I’m sorry to have to tell you, dear readers, that the bit of the Act which has been much looked forward by consumers - an end to lock-in contracts - has been watered down to the point that it’s no big boon anymore.

Forget being able to cancel a fixed term contract - such as cellphone or gym - early and pay just 10% of the remaining subscription - that’s no longer a consumer right in terms of the Act.

The final regulations pertaining to the Act, which were made public only on Friday afternoon, make no mention of that 10% provision, which was in the initial version of the Act, released by Trade and Industry Minister Rob Davies four months ago.

Remember, the CPA does not apply to fixed term contracts entered into before April 1, 2011.

The cellphone industry were said to be lobbying to be able to ‘ringfence’ payment of the handsets which are given to consumers as part of post-paid cellphone contracts, to avoid subscribers canceling early, paying just 10% of their remaining subs and keeping their phones.

But the final regulation on early cancellation of fixed term contracts has been watered down dramatically.

It states that if a consumer cancels a fixed term contract early, the supplier can demand ‘the value of goods which will remain in the consumer’s possession” - that would be a cellphone.

It also says the supplier can demand a “reasonable” amount as a cancellation penalty taking into account a whole lot of things, such as the duration of the contract; “losses suffered or benefits gained by the consumer as a result of entering into the agreement” and “the reasonable potential for the service provider, acting diligently, to find an alternative consumer”. Huh?

It does say that the cancellation fee may not have the effect of negating the consumer’s right to cancel a fixed term agreement, but clearly consumers are going to have a very different idea of what is reasonable, from that of the service provider.

Very disappointing.

Here’s a quick look at the other final regulations:

- Stopping Spam

You can now put a sign on your postbox stating “NO ADVERTS” which will make it an offence for any direct marketer to put ads in, on, or around the postbox or anywhere on your property.

You can register all your details with a national “registry”, which will block all direct marketers in the country from sending you mail, SMSs or phoning you with offers, from 30 days after your registration.

The administrator will have to ensure that this information is secure, and screen any direct marketer seeking access to it.

The National Consumer Commission will be the custodian of this information.

Oh, and you can’t register yet, as an “administrator” of this new national registry has not yet been appointed.

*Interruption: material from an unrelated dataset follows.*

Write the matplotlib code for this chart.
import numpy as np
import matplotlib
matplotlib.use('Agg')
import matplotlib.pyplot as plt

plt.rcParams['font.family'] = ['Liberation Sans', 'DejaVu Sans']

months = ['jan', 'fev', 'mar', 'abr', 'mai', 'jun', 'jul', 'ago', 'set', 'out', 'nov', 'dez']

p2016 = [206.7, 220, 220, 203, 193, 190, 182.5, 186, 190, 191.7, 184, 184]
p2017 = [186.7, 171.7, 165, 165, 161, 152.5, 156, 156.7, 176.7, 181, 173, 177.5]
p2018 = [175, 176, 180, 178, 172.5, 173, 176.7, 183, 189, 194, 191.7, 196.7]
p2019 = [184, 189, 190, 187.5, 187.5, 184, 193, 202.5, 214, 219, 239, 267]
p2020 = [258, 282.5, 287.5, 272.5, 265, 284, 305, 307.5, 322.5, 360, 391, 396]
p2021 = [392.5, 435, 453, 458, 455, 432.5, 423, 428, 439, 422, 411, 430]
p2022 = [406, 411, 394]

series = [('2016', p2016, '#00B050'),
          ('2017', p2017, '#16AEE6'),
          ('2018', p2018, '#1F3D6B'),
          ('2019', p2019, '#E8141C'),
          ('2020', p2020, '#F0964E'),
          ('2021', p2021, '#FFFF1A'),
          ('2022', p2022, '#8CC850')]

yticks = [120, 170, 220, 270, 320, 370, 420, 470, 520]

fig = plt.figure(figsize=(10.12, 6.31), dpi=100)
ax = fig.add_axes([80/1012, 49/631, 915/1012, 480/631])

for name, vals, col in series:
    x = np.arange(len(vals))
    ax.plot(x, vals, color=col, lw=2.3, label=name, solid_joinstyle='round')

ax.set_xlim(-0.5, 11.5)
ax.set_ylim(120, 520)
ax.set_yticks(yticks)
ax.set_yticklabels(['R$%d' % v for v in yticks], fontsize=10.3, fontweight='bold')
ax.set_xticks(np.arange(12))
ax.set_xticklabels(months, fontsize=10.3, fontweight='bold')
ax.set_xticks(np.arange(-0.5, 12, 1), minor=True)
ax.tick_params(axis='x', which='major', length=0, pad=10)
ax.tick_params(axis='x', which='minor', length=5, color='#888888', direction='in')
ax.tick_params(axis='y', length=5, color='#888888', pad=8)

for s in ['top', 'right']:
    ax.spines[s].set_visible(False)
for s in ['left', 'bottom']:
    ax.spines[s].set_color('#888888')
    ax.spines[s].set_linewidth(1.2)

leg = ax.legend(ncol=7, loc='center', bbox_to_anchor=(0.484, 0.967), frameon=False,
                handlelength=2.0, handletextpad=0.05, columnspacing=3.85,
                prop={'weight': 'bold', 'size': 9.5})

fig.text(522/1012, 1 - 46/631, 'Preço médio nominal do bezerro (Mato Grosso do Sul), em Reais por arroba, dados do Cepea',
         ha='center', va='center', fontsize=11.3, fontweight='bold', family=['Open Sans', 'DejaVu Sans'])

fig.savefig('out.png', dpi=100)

The Dti has put out a tender for this function.

- Those after hours telesales calls

Again, the final regulation has been slightly diluted from that published in November – to the consumer’s detriment.

No direct marketer may direct communication (via any means) to a consumer at home at the following times:

Sundays and public holidays

Before 9am and after 1pm on Saturdays (originally after noon)

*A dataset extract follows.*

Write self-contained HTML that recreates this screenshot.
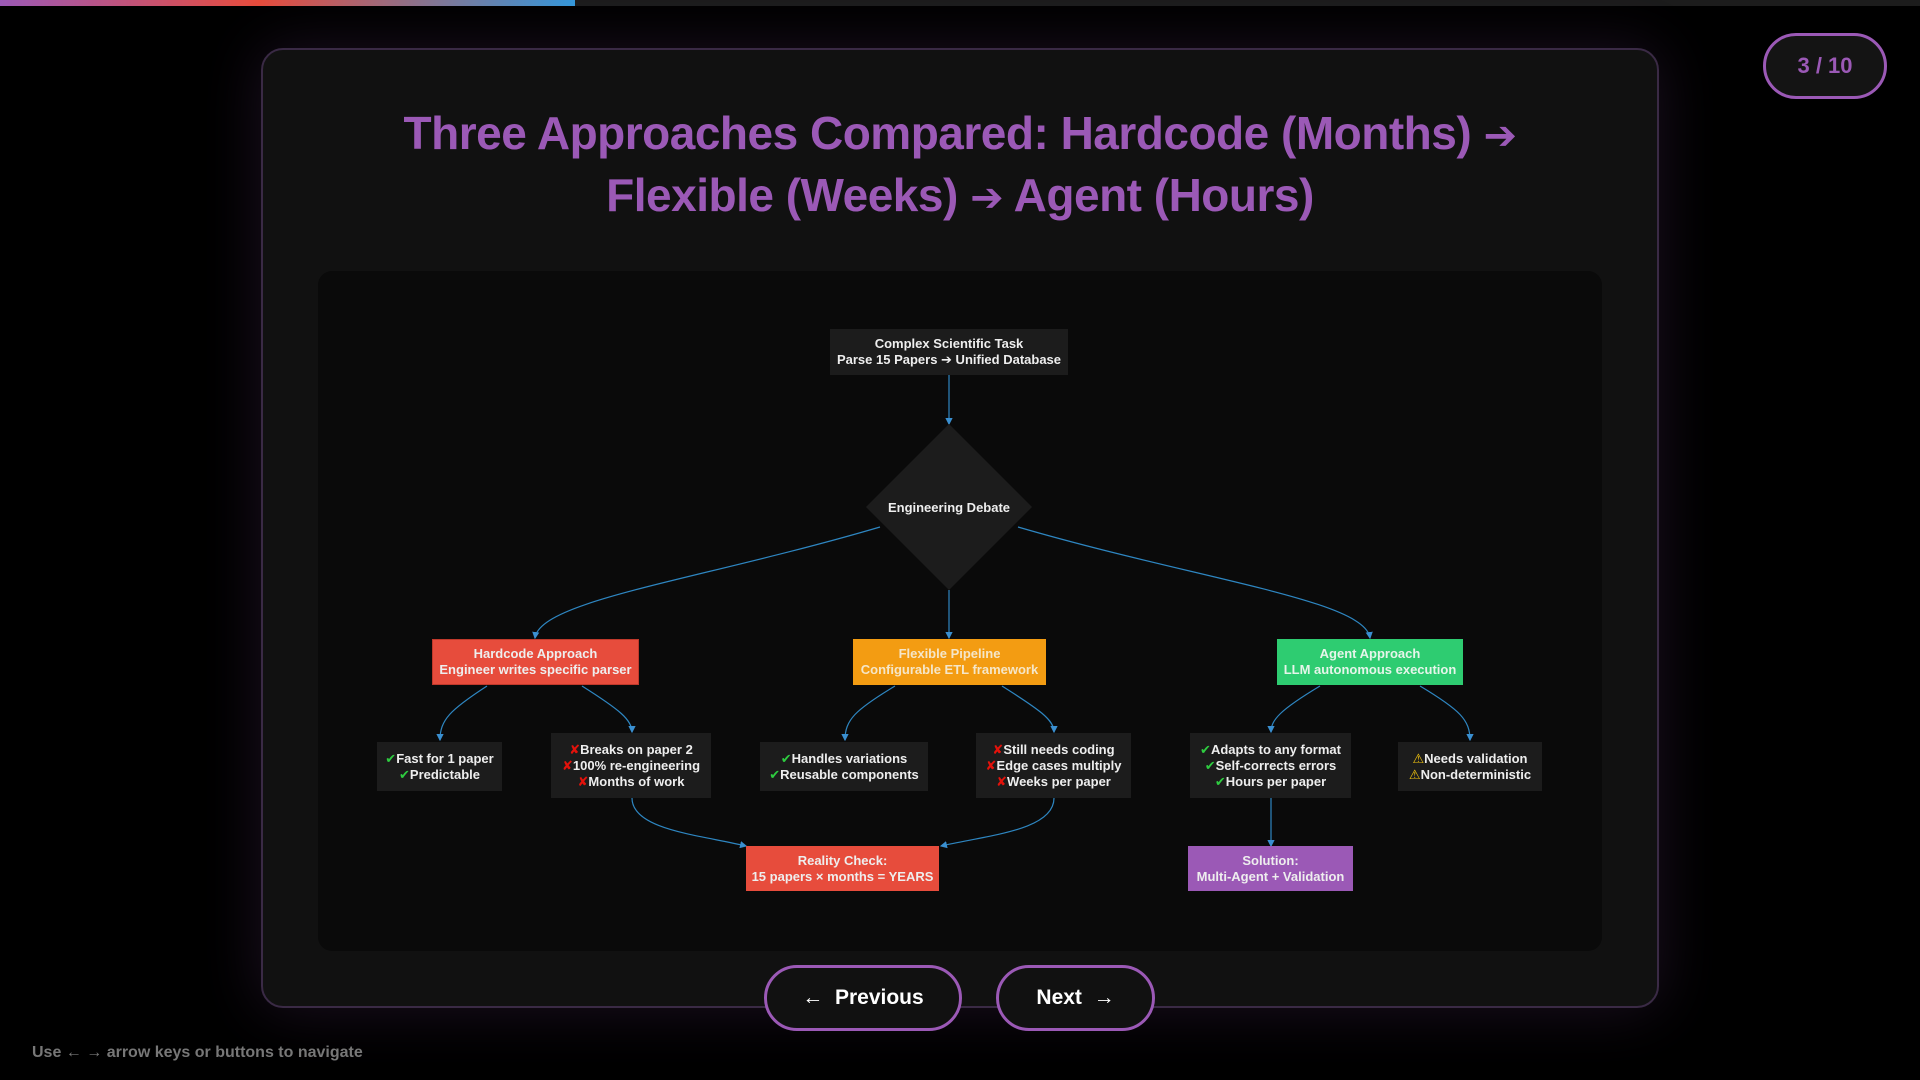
<!DOCTYPE html>
<html><head><meta charset="utf-8"><style>
*{margin:0;padding:0;box-sizing:border-box}
body{width:1920px;height:1080px;background:#000;position:relative;overflow:hidden;font-family:"Liberation Sans","DejaVu Sans",sans-serif}
.track{position:absolute;left:0;top:0;width:1920px;height:6px;background:#1c1c1c}
.prog{position:absolute;left:0;top:0;width:575px;height:6px;background:linear-gradient(90deg,#9b59b6,#e74c3c 45%,#3498db)}
.card{position:absolute;left:261px;top:48px;width:1398px;height:960px;background:#111;border:2px solid #3a2a45;border-radius:22px;box-shadow:0 0 60px rgba(155,89,182,0.18)}
.title{position:absolute;left:261px;top:104px;width:1398px;text-align:center;color:#9b59b6;font-weight:bold;font-size:46px;line-height:59px;letter-spacing:-0.5px}
.ar{font-family:"DejaVu Sans",sans-serif;font-size:40px}
.pill{position:absolute;left:1763px;top:33px;width:124px;height:66px;border:3px solid #9b59b6;border-radius:33px;background:#141414;color:#9b59b6;font-weight:bold;font-size:22px;text-align:center;line-height:60px}
.diag{position:absolute;left:318px;top:271px;width:1284px;height:680px;background:#0a0a0a;border-radius:14px}
.n{position:absolute;display:flex;align-items:center;justify-content:center;text-align:center;font-weight:bold;font-size:13px;line-height:16px;color:#eee;background:#1c1c1c}
.btn{position:absolute;top:965px;height:66px;border:3px solid #9b59b6;border-radius:33px;background:#111;color:#fff;font-weight:bold;font-size:21px;display:flex;align-items:center;justify-content:center}
.foot{position:absolute;left:32px;top:1044px;color:#777;font-size:16px;font-weight:bold}
.ok{color:#2ecc40}.no{color:#e3120b}.wr{color:#f1c40f}
</style></head><body>
<div class="track"></div><div class="prog"></div>
<div class="card"></div>
<div class="pill">3 / 10</div>
<div class="title">Three Approaches Compared: Hardcode (Months) <span class="ar">➔</span><br>Flexible (Weeks) <span class="ar">➔</span> Agent (Hours)</div>
<div class="diag"></div>
<svg style="position:absolute;left:0;top:0" width="1920" height="1080">
<defs><marker id="a" markerWidth="6" markerHeight="6" refX="5" refY="3" orient="auto"><path d="M0,0L6,3L0,6z" fill="#3a8fd0"/></marker></defs>
<g fill="none" stroke="#2e86c1" stroke-width="1.2" marker-end="url(#a)">
<path d="M949,375L949,424"/>
<path d="M949,590L949,638"/>
<path d="M880,527C700,580 540,600 535,638"/>
<path d="M1018,527C1200,580 1365,600 1370,638"/>
<path d="M487,686C450,710 440,720 440,740"/>
<path d="M582,686C620,710 632,720 632,732"/>
<path d="M895,686C855,710 845,720 845,740"/>
<path d="M1002,686C1040,710 1054,720 1054,732"/>
<path d="M1320,686C1280,710 1271,720 1271,732"/>
<path d="M1420,686C1460,710 1470,720 1470,740"/>
<path d="M632,798C632,830 700,835 746,846"/>
<path d="M1054,798C1054,830 990,835 941,846"/>
<path d="M1271,798L1271,846"/>
</g>
<polygon points="949,424 1032,507 949,590 866,507" fill="#1c1c1c"/>
<text x="949" y="512" fill="#eee" font-size="13" font-weight="bold" text-anchor="middle" font-family="Liberation Sans,sans-serif">Engineering Debate</text>
</svg>
<div class="n" style="left:830px;top:329px;width:238px;height:46px">Complex Scientific Task<br>Parse 15 Papers ➔ Unified Database</div>
<div class="n" style="left:432px;top:639px;width:207px;height:46px;background:#e74c3c;border:1px solid #c0392b">Hardcode Approach<br>Engineer writes specific parser</div>
<div class="n" style="left:853px;top:639px;width:193px;height:46px;background:#f39c12;color:#f5e6c8">Flexible Pipeline<br>Configurable ETL framework</div>
<div class="n" style="left:1277px;top:639px;width:186px;height:46px;background:#2ecc71;color:#e6f5ea">Agent Approach<br>LLM autonomous execution</div>
<div class="n" style="left:377px;top:742px;width:125px;height:49px"><div><span class="ok">✔</span>Fast for 1 paper<br><span class="ok">✔</span>Predictable</div></div>
<div class="n" style="left:551px;top:733px;width:160px;height:65px"><div><span class="no">✘</span>Breaks on paper 2<br><span class="no">✘</span>100% re-engineering<br><span class="no">✘</span>Months of work</div></div>
<div class="n" style="left:760px;top:742px;width:168px;height:49px"><div><span class="ok">✔</span>Handles variations<br><span class="ok">✔</span>Reusable components</div></div>
<div class="n" style="left:976px;top:733px;width:155px;height:65px"><div><span class="no">✘</span>Still needs coding<br><span class="no">✘</span>Edge cases multiply<br><span class="no">✘</span>Weeks per paper</div></div>
<div class="n" style="left:1190px;top:733px;width:161px;height:65px"><div><span class="ok">✔</span>Adapts to any format<br><span class="ok">✔</span>Self-corrects errors<br><span class="ok">✔</span>Hours per paper</div></div>
<div class="n" style="left:1398px;top:742px;width:144px;height:49px"><div><span class="wr">⚠</span>Needs validation<br><span class="wr">⚠</span>Non-deterministic</div></div>
<div class="n" style="left:746px;top:846px;width:193px;height:45px;background:#e74c3c">Reality Check:<br>15 papers × months = YEARS</div>
<div class="n" style="left:1188px;top:846px;width:165px;height:45px;background:#9b59b6">Solution:<br>Multi-Agent + Validation</div>
<div class="btn" style="left:764px;width:198px">←&nbsp; Previous</div>
<div class="btn" style="left:996px;width:159px">Next &nbsp;→</div>
<div class="foot">Use ← → arrow keys or buttons to navigate</div>
</body></html>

After 8pm and before 8am on weekdays (originally not after 7pm)

-Entering competitions by SMS

The total cost of entering a competition via SMS is capped at R1,50. Entrants can’t be forced to have their photos taken for publicity or marketing purposes, and any prize with a value of more than R1 will make the undertaking a promotional competition.

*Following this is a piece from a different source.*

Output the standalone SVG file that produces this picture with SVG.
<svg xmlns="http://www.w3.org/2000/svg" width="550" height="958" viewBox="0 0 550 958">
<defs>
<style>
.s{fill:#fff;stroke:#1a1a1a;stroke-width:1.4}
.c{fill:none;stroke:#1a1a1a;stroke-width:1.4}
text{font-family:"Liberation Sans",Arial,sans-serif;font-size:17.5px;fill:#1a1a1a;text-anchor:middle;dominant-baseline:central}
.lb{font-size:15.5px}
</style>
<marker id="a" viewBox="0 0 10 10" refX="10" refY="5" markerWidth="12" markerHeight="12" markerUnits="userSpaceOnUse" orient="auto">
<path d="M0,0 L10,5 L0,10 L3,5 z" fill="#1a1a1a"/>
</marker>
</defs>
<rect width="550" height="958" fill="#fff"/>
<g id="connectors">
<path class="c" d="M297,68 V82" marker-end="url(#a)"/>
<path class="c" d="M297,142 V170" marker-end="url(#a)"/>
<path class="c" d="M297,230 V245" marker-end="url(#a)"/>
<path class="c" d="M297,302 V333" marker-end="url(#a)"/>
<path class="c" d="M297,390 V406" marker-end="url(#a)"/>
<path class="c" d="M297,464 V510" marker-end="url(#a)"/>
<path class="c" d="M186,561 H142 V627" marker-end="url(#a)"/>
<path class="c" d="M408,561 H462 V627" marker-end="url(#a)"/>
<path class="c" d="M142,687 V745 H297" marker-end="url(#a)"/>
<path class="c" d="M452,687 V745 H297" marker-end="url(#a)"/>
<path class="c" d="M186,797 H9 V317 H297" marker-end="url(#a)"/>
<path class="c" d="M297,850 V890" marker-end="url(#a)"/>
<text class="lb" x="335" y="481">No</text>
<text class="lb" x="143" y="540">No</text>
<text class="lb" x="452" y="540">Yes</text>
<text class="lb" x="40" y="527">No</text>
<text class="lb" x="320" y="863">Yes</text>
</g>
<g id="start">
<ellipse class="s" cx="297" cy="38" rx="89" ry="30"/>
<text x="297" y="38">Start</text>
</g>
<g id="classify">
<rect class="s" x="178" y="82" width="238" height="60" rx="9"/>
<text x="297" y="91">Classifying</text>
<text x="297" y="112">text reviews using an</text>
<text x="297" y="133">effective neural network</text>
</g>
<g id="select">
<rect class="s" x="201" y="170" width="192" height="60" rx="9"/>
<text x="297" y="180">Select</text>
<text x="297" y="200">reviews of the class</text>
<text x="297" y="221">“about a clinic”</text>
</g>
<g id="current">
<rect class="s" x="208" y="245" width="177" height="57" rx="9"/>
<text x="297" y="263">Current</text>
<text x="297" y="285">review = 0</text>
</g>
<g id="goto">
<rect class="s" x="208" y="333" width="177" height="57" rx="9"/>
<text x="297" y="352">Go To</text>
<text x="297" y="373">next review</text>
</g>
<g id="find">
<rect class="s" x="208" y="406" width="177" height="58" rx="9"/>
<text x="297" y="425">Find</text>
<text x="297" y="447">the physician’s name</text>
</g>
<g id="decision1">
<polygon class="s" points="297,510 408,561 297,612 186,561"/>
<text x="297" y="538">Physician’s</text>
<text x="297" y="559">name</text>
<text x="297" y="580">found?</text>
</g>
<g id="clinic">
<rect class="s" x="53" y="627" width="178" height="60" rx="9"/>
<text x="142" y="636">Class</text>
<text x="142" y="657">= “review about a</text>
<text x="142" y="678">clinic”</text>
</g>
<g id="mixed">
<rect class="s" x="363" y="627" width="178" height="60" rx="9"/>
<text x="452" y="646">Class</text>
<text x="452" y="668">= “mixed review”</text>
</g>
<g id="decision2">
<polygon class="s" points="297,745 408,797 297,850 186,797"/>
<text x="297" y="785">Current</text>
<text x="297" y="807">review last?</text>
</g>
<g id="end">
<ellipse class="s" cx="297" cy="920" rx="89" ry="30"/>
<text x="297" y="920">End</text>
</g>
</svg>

- Protecting the vulnerable

Any advert for an “alternative work scheme” will have to declare – in the same size font as the rest of the advert - that any examples, results or testimonials (about how much money someone has made) is no guarantee that anyone will achieve the results promised or implied.

- Labelling genetically modified foods

All foods which have more than 5% genetically modified organisms must carry the following words prominently on the label: “Contains genetically modified organisms”.

If GMO content is less than 1% the label may state: “Does not contain genetically modified organisms”.

If goods are produced using a genetic modification process, this must be declared on the label.

- Grey goods

Such goods, including cellphones and other electronic goods, must declare in all marketing and promotional material the fact that the goods have not been imported with the approval or licence of the authorised, registered agents and does not carry the manufacturer’s warranty in this country.

- Cars on auction

This is significant as many people have bought cars on auction based on sight only, and when they have broken down soon afterwards, they discover there are no comebacks.

The regulation states that all vehicles placed on auction must carry a notice giving heaps of information, including:

Details of the auctioneer or auction house and whether or not they are “liable to discharge a duty of repair or not”;

Whether the auction is being conducted on behalf of a motor dealer or bank and whether they are liable to discharge a duty of repair or not;

Name and address of the last owner or a statement that these details are available on request;

Whether or not the odometer (mileage reading) is guaranteed or not; and

Full details of the car, including serial numbers.